DORSET — The Dorset Select Board has approved a $2.7 million budget proposal for fiscal 2023 that would add a full-time assistant town clerk position to allow current clerk Sandra Pinsonault to train her eventual successor.
The spending plan, discussed and approved by the board on Tuesday night, proposes to raise $2.39 million in municipal property taxes. It increases spending by about 3 percent.
The budget is among items on the warning for Dorset’s Town Meeting, which the board also approved Tuesday night.
The hiring of a full-time assistant clerk would raise that line item from $9,500 in the present fiscal year to $41,600 in fiscal 2023.
“This affords bringing on a full-time assistant that can train under [Pinsonault] for the duration of that transition,” Town Manager Rob Gaiotti said. He said the town will likely return to having a full-time clerk once Pinsonault completes her transition.
The budget also includes $75,000 to be set aside for the initial bond payment on the new town offices to be built on Raptor Lane.

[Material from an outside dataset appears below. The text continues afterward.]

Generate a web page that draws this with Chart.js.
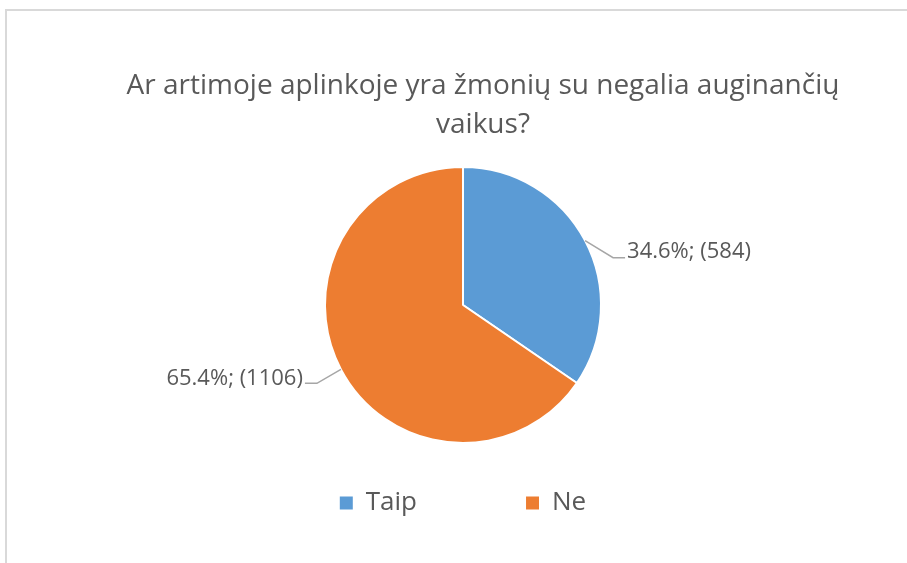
<!DOCTYPE html>
<html>
<head>
<meta charset="utf-8">
<script src="https://cdn.jsdelivr.net/npm/chart.js@4"></script>
<style>
  html, body { margin: 0; padding: 0; background: #fff; }
  #wrap { position: relative; width: 907px; height: 563px; overflow: hidden; }
  #frame { position: absolute; left: 5px; top: 9px; right: -10px; bottom: -10px;
           border-left: 2px solid #d9d9d9; border-top: 2px solid #d9d9d9; }
  #pieChart { position: absolute; left: 0; top: 0; }
</style>
</head>
<body>
<div id="wrap">
  <div id="frame"></div>
  <canvas id="pieChart" width="907" height="563"></canvas>
</div>
<script>
// Datos del gráfico
var categories = ['Taip', 'Ne'];
var counts = [584, 1106];
var sliceColors = ['#5B9BD5', '#ED7D31'];
var titleLines = ['Ar artimoje aplinkoje yra žmonių su negalia auginančių', 'vaikus?'];

var textColor = '#595959';
var fontFamily = '"Open Sans", sans-serif';

// desplazamiento del codo de cada línea guía respecto al borde del sector
var leaderOffsets = [{ dx: 28, dy: 17, ty: -6 }, { dx: -24, dy: 14, ty: -5 }];

// Etiquetas con líneas guía
var sliceLabels = {
    id: 'sliceLabels',
    afterDatasetsDraw: function(chart) {
        var ctx = chart.ctx;
        var meta = chart.getDatasetMeta(0);
        var values = chart.data.datasets[0].data;
        var total = values.reduce(function(a, b) { return a + b; }, 0);
        ctx.save();
        meta.data.forEach(function(arc, i) {
            var p = arc.getProps(['x', 'y', 'startAngle', 'endAngle', 'outerRadius'], true);
            var mid = (p.startAngle + p.endAngle) / 2;
            var ax = p.x + Math.cos(mid) * p.outerRadius;
            var ay = p.y + Math.sin(mid) * p.outerRadius;
            var right = Math.cos(mid) >= 0;
            var off = leaderOffsets[i];
            var ex = ax + off.dx, ey = ay + off.dy;
            var endX = ex + (right ? 12 : -12);
            ctx.strokeStyle = '#a6a6a6';
            ctx.lineWidth = 1.5;
            ctx.beginPath();
            ctx.moveTo(ax, ay);
            ctx.lineTo(ex, ey);
            ctx.lineTo(endX, ey);
            ctx.stroke();
            var pct = (values[i] / total * 100).toFixed(1) + '%; (' + values[i] + ')';
            ctx.fillStyle = textColor;
            ctx.font = '22px ' + fontFamily;
            ctx.textAlign = right ? 'left' : 'right';
            ctx.textBaseline = 'middle';
            ctx.fillText(pct, endX + (right ? 2 : -2), ey + off.ty);
        });
        ctx.restore();
    }
};

// el título está algo más a la derecha que el gráfico
var titleShift = {
    id: 'titleShift',
    afterLayout: function(chart) {
        if (chart.titleBlock) {
            chart.titleBlock.left += 20;
            chart.titleBlock.right += 20;
        }
    }
};

document.addEventListener("DOMContentLoaded", function() {
    new Chart(document.getElementById('pieChart'), {
        type: 'pie',
        data: {
            labels: categories,
            datasets: [{
                data: counts,
                backgroundColor: sliceColors,
                borderColor: '#ffffff',
                borderWidth: 2,
                radius: 138
            }]
        },
        options: {
            responsive: false,
            animation: false,
            events: [],
            layout: { padding: { left: 19, right: 0, top: 0, bottom: 37 } },
            plugins: {
                tooltip: { enabled: false },
                title: {
                    display: true,
                    text: titleLines,
                    color: textColor,
                    font: { family: fontFamily, size: 28, weight: 'normal', lineHeight: '39px' },
                    padding: { top: 66.5, bottom: 84.5 }
                },
                legend: {
                    display: true,
                    position: 'bottom',
                    labels: {
                        color: textColor,
                        font: { family: fontFamily, size: 26 },
                        boxWidth: 13,
                        boxHeight: 13,
                        padding: 109,
                        generateLabels: function(chart) {
                            var items = Chart.overrides.pie.plugins.legend.labels.generateLabels(chart);
                            items.forEach(function(it) { it.lineWidth = 0; });
                            return items;
                        }
                    }
                }
            }
        },
        plugins: [sliceLabels, titleShift]
    });
});
</script>
</body>
</html>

“That won’t actually go to payment but is meant to start putting money away for when we owe,” Gaiotti said. “We’ll have some money there to defray that cost. It won’t be as much of a shock to taxes.”
Dorset will hold an informational meeting via Zoom at 7 p.m. on Monday, Feb. 28, and hold Australian ballot voting on Tuesday, March 1, at the town offices on Mad Tom Road.
The warning includes an advisory question on whether the town is interested in taking part in the field house proposed for Dana M. Thompson Memorial Park in Manchester.
Requests for funding on the warning include $20,000 each for the Dorset Village Library and Dorset Players; $15,000 for the Dorset Marble Protection Association for care of the town’s marble sidewalks; $13,000 for the Northshire Day School in Manchester; and $7,500 for the Dorset Historical Society.